## begin

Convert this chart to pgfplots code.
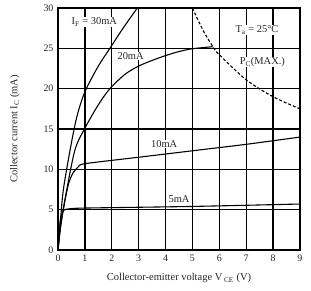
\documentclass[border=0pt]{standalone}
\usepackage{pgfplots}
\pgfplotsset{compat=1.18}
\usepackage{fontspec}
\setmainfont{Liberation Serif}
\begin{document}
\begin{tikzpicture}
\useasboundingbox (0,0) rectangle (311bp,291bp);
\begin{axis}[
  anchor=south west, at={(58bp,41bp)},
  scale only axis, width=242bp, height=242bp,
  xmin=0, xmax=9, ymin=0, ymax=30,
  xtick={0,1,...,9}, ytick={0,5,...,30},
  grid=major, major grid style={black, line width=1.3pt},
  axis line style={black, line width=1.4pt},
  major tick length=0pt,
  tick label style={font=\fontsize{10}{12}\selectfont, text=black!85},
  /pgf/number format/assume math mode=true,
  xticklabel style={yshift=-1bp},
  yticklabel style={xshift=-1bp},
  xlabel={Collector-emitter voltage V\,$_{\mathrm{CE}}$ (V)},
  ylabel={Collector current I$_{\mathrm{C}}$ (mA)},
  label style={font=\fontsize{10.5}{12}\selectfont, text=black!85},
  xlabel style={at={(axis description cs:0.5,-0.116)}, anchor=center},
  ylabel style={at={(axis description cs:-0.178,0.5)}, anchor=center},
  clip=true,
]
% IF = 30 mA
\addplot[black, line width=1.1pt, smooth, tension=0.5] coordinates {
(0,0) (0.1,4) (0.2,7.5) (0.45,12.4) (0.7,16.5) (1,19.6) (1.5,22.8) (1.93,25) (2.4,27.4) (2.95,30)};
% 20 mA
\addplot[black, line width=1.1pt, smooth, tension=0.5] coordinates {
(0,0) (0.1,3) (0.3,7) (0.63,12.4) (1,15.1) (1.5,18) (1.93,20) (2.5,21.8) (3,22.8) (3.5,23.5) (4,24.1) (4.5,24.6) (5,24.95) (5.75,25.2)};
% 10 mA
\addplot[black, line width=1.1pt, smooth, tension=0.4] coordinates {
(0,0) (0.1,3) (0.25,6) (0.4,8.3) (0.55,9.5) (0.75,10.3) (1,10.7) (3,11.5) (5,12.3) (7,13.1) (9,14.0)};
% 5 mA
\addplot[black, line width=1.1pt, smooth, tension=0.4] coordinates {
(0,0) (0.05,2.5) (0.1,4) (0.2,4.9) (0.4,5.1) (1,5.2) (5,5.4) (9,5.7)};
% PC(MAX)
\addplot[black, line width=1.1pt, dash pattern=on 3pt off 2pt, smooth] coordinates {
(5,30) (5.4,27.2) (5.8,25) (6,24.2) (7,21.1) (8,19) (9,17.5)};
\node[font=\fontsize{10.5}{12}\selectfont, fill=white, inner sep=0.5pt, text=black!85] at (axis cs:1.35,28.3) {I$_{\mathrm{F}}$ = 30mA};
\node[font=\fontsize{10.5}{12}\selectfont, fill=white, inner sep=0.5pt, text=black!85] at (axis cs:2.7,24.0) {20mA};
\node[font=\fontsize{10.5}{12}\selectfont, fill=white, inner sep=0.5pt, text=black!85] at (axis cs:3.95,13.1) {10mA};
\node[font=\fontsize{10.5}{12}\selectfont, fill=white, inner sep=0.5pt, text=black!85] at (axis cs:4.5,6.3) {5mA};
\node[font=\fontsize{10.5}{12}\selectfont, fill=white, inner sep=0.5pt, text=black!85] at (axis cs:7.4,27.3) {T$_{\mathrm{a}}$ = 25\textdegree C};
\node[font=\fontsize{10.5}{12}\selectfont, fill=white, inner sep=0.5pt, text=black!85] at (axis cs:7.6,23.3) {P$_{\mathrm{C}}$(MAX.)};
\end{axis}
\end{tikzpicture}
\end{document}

## end
## begin

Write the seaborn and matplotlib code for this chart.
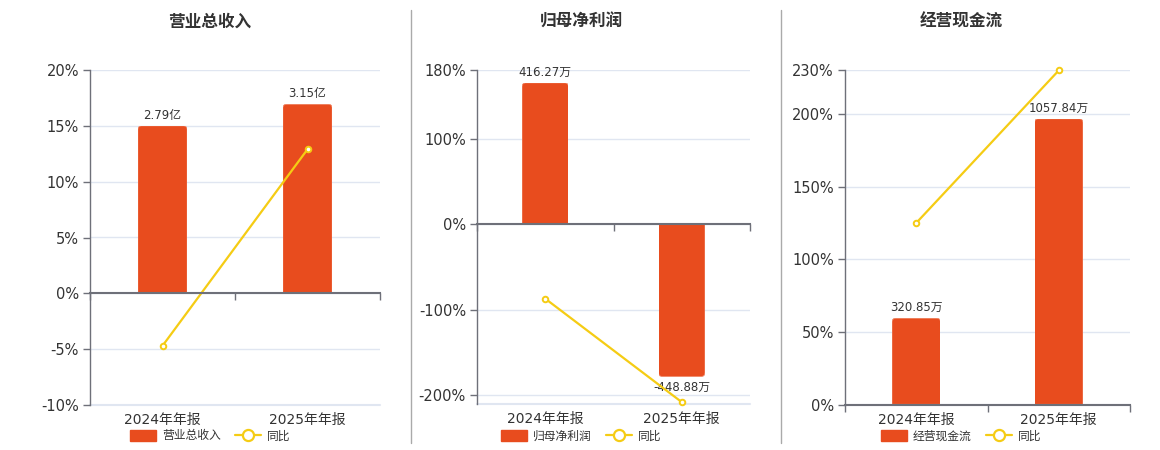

## end

_INSTRUCTION_
Give the count of lines in the listing above that include "chart", with no other words.

_SOLUTION TO THE EXERCISE_
2